How to find probability of path in a directed graph?


I have a directed weighted graph G=(V,E).

In this graph the weight of edge(v[i],v[j]) is the count of transition between v[i] and v[j].

I am trying to determine the best way to accomplish task: how to find the probability P of path from node A to node B

All weights are positive integers.

For example,

weight(A,B)=count of transition from A to B
weight(B,C)=count of transition from B to C
weight(B,D)=count of transition from B to D
weight(D,C)=count of transition from D to C

And we have several paths:

A->B->C 
A->B->D->C

So, how to calculate probability P of these paths and choose the best one?


Solution

  • It can be solved by reducing the problem to shortest path problem, assuming we are indeed discussing probabilities (that means, each weight is in range [0,1]).

    Let the graph be G=(V,E), and the probability between two vertices denoted as w(u,v).

    Define: w'(u,v) = -log(w(u,v))

    The shortest path from some node s to some node t is then the shortest path in the graph when using w' as weight function. You can find the shortest path using Dijkstra's algorithm or Bellman-Ford algorithm

    Proof:

    For a path v1->v2->...->vn, its probability is w(v1,v2) * w(v2,v3) * ... * w(vn-1,vn).

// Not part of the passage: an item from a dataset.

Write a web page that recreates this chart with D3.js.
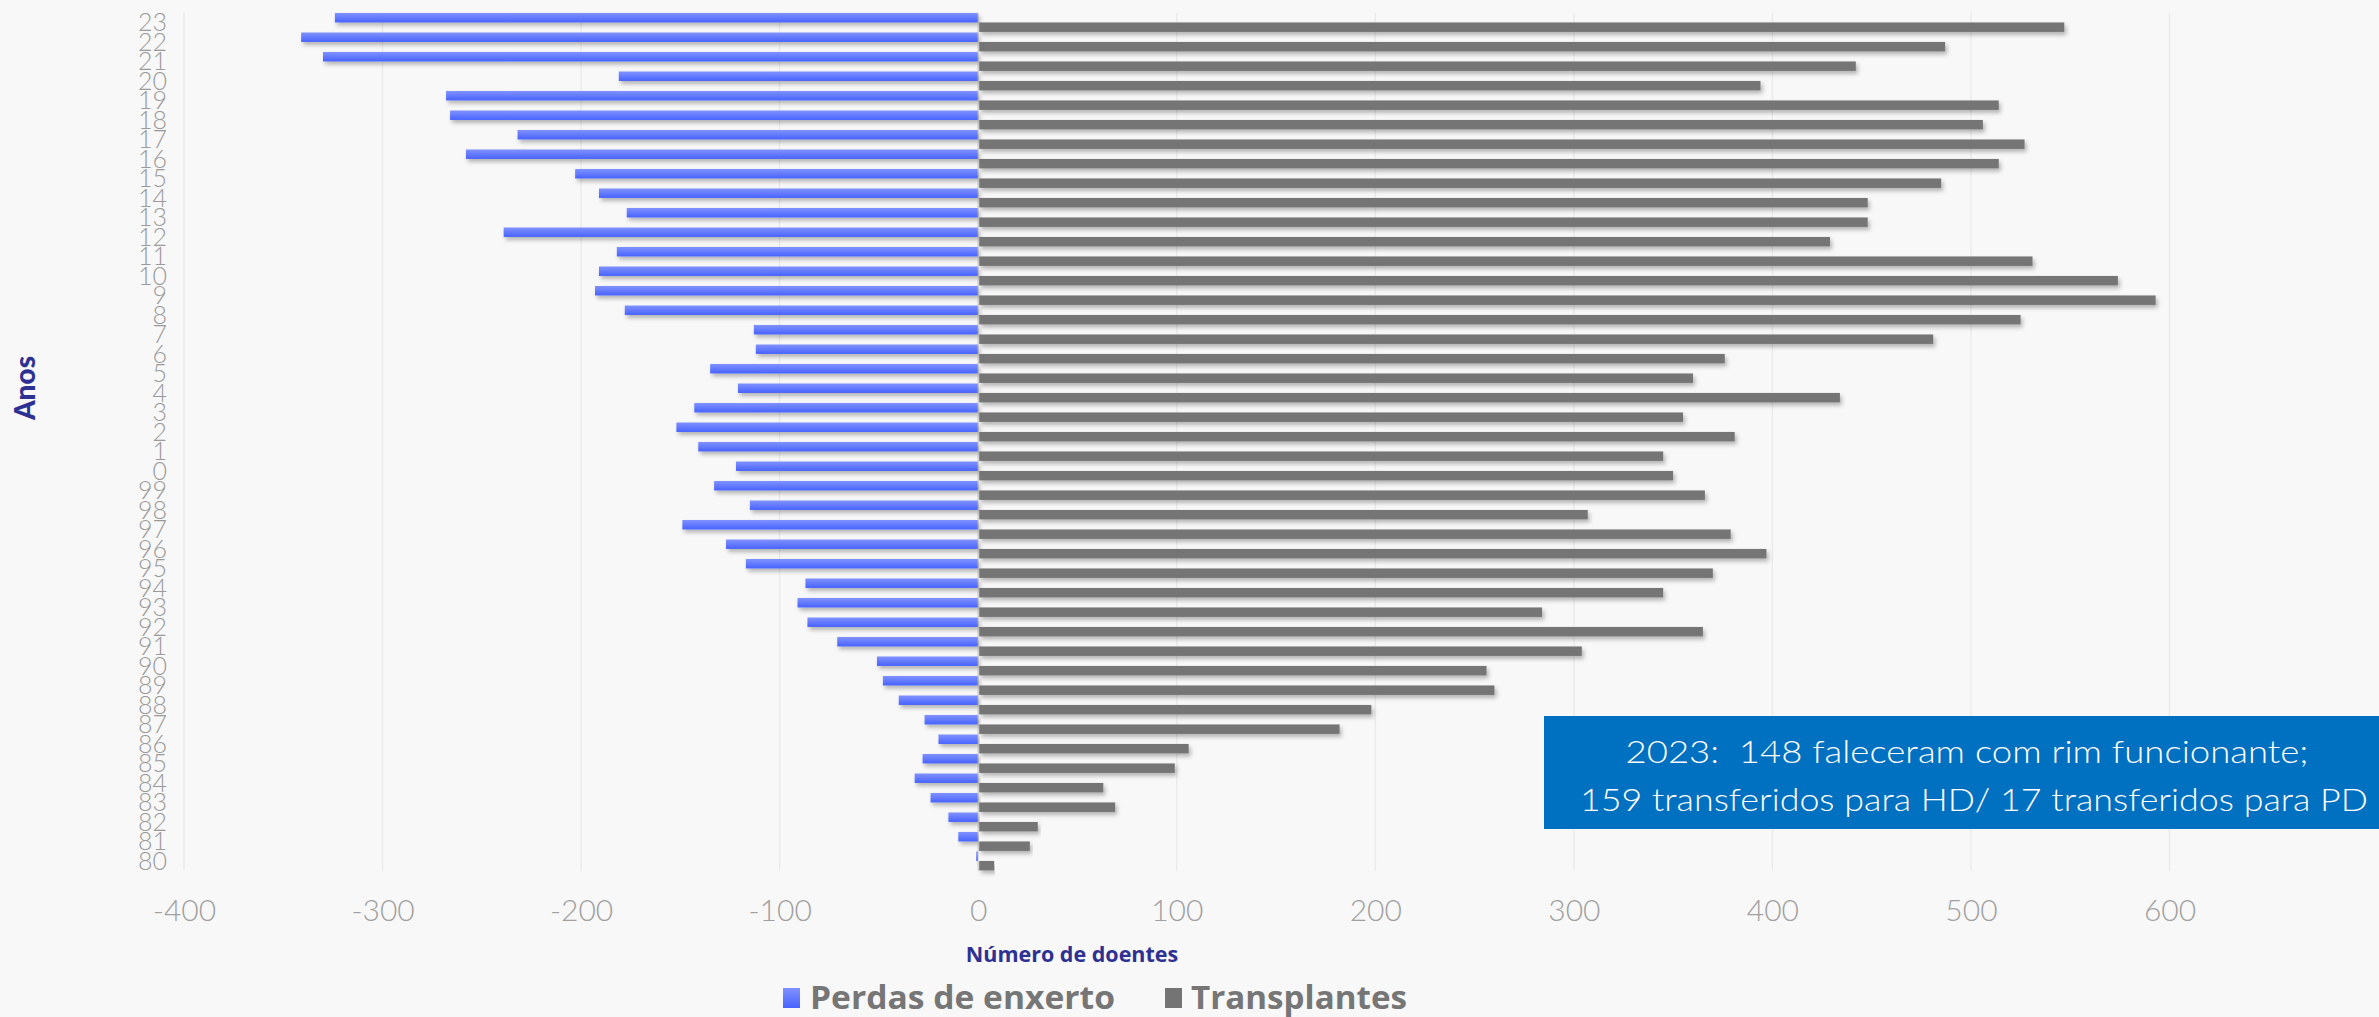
<!DOCTYPE html>
<html>
<head>
<meta charset="utf-8">
<script src="https://cdn.jsdelivr.net/npm/d3@7"></script>
<style>
  html, body { margin: 0; padding: 0; background: #f8f8f8; }
  svg { display: block; }
</style>
</head>
<body>
<svg id="chart" width="2379" height="1017"></svg>
<script>
// ---- data (chronological 1980 -> 2023) ----
const categories = ["80","81","82","83","84","85","86","87","88","89",
  "90","91","92","93","94","95","96","97","98","99",
  "0","1","2","3","4","5","6","7","8","9",
  "10","11","12","13","14","15","16","17","18","19",
  "20","21","22","23"];
const perdasEnxerto = [-1,-10,-15,-24,-32,-28,-20,-27,-40,-48,
  -51,-71,-86,-91,-87,-117,-127,-149,-115,-133,
  -122,-141,-152,-143,-121,-135,-112,-113,-178,-193,
  -191,-182,-239,-177,-191,-203,-258,-232,-266,-268,
  -181,-330,-341,-324];
const transplantes = [8,26,30,69,63,99,106,182,198,260,
  256,304,365,284,345,370,397,379,307,366,
  350,345,381,355,434,360,376,481,525,593,
  574,531,429,448,448,485,514,527,506,514,
  394,442,487,547];
const xTicks = [-400,-300,-200,-100,0,100,200,300,400,500,600];
const seriesNames = ["Perdas de enxerto","Transplantes"];
const noteLines = ["2023:  148 faleceram com rim funcionante;",
                   "159 transferidos para HD/ 17 transferidos para PD"];

const svg = d3.select("#chart");
const W = 2379, H = 1017;
const plotTop = 12.7, plotBottom = 870.7;

const x = d3.scaleLinear().domain([-400, 600]).range([184, 2169.5]);
const y = d3.scaleBand().domain(categories.slice().reverse())
  .range([plotTop, plotBottom]).paddingInner(0.03).paddingOuter(0.015);
const sub = d3.scaleBand().domain(["p","t"]).range([0, y.bandwidth()]).padding(0);

const defs = svg.append("defs");
const grad = defs.append("linearGradient").attr("id","blueGrad")
  .attr("x1",0).attr("y1",0).attr("x2",0).attr("y2",1);
grad.append("stop").attr("offset","0%").attr("stop-color","#8092ff");
grad.append("stop").attr("offset","100%").attr("stop-color","#4862ff");
const filt = defs.append("filter").attr("id","shadow")
  .attr("x","-5%").attr("y","-50%").attr("width","110%").attr("height","250%");
filt.append("feDropShadow").attr("dx",2).attr("dy",3).attr("stdDeviation",2)
  .attr("flood-color","#000").attr("flood-opacity",0.28);

// gridlines
svg.append("g").selectAll("line").data(xTicks).join("line")
  .attr("x1", d => x(d)).attr("x2", d => x(d))
  .attr("y1", plotTop).attr("y2", plotBottom)
  .attr("stroke", d => d === 0 ? "#d6d6d6" : "#ebebeb").attr("stroke-width", 1.5);

// bars
const rows = categories.map((c, i) => ({c, p: perdasEnxerto[i], t: transplantes[i]}));
const gBars = svg.append("g");
gBars.selectAll("rect.p").data(rows).join("rect").attr("class","p")
  .attr("x", d => x(d.p)).attr("width", d => x(0) - x(d.p) - 0.5)
  .attr("y", d => y(d.c) + sub("p")).attr("height", sub.bandwidth())
  .attr("fill","url(#blueGrad)").attr("filter","url(#shadow)");
gBars.selectAll("rect.t").data(rows).join("rect").attr("class","t")
  .attr("x", x(0) + 1).attr("width", d => x(d.t) - x(0) - 1)
  .attr("y", d => y(d.c) + sub("t")).attr("height", sub.bandwidth())
  .attr("fill","#747474").attr("filter","url(#shadow)");

// y axis labels
const yAxis = d3.axisLeft(y).tickSize(0).tickPadding(0);
const gy = svg.append("g").attr("transform","translate(167,0)").call(yAxis);
gy.select(".domain").remove();
gy.selectAll("text").attr("font-family","Lato, 'Open Sans', sans-serif")
  .attr("font-weight",300).attr("font-size",25).attr("fill","#9a9a9a")
  .attr("dy","0.36em");

// x axis labels
const xAxis = d3.axisBottom(x).tickValues(xTicks).tickSize(0).tickPadding(0)
  .tickFormat(d3.format("d"));
const gx = svg.append("g").attr("transform","translate(0,900)").call(xAxis);
gx.select(".domain").remove();
gx.selectAll("text").attr("font-family","Lato, 'Open Sans', sans-serif")
  .attr("font-weight",300).attr("font-size",30).attr("fill","#a0a0a0")
  .attr("dy","0.7em").text(d => String(d).replace("\u2212","-"));

// axis titles
svg.append("text").attr("x",1072).attr("y",962)
  .attr("text-anchor","middle").attr("font-family","'Open Sans', sans-serif")
  .attr("font-weight",700).attr("font-size",21.5).attr("fill","#2e3192")
  .text("Número de doentes");
svg.append("text").attr("transform","translate(35,388) rotate(-90)")
  .attr("text-anchor","middle").attr("font-family","Lato, sans-serif")
  .attr("font-weight",900).attr("font-size",28).attr("fill","#2e3192")
  .text("Anos");

// legend
const legend = svg.append("g");
const legItems = [
  {name: seriesNames[0], fill: "url(#blueGrad)", sx: 783, tx: 810, len: 305},
  {name: seriesNames[1], fill: "#747474", sx: 1165, tx: 1191, len: 216}
];
legItems.forEach(it => {
  legend.append("rect").attr("x", it.sx).attr("y", 988).attr("width", 17).attr("height", 20)
    .attr("fill", it.fill);
  legend.append("text").attr("x", it.tx).attr("y", 1009)
    .attr("font-family","'Open Sans', sans-serif").attr("font-weight",700)
    .attr("font-size",32).attr("fill","#767676")
    .attr("textLength", it.len).attr("lengthAdjust","spacingAndGlyphs")
    .text(it.name);
});

// note box
svg.append("rect").attr("x",1544).attr("y",716).attr("width",W-1544).attr("height",113)
  .attr("fill","#0070c0");
const noteLens = [683, 788], noteCx = [1967, 1974];
svg.append("g").selectAll("text").data(noteLines).join("text")
  .attr("x",(d,i) => noteCx[i]).attr("y",(d,i) => 763 + i*48)
  .attr("text-anchor","middle").attr("font-family","Lato, 'Open Sans', sans-serif")
  .attr("font-weight",300).attr("font-size",32).attr("fill","#ffffff")
  .attr("textLength",(d,i) => noteLens[i]).attr("lengthAdjust","spacingAndGlyphs")
  .attr("xml:space","preserve").style("white-space","pre")
  .text(d => d);
</script>
</body>
</html>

    When using w' as the weight, the cost of this path when using any shortest path algorithm is:

    d(v1,vn) = w'(v1,v2) + w'(v2,v3) + ... + w'(vn-1,vn) = 
    d(v1,vn) = -log(w(v1,v2)) + -log(w(v2,v3) + ... + -log(w(vn-1,vn)) = 
    d(v1,vn) = -1* [ log(w(v1,v2)) + log(w(v2,v3)) + ... + log(w(vn-1,vn)) =
    d(v1,vn) = -1* log(w(v1,v2) * w(v2,v3) * ... * w(vn-1,vn)) 
    

    This obviously applies also for the minimal path found from s to t.
    This means that this path have minimal value of:

    s(s,t) = -1* log(w(s,v2) * w(v2,v3) * ... * w(vn-1,t)) 
    

    And since log is monotonic function, it is also minimal value of -1 * w(s,v2) * w(v2,v3) * ... * w(vn-1,t), which is the maximal value of w(s,v2) * w(v2,v3) * ... * w(vn-1,t), and that's exactly the probability.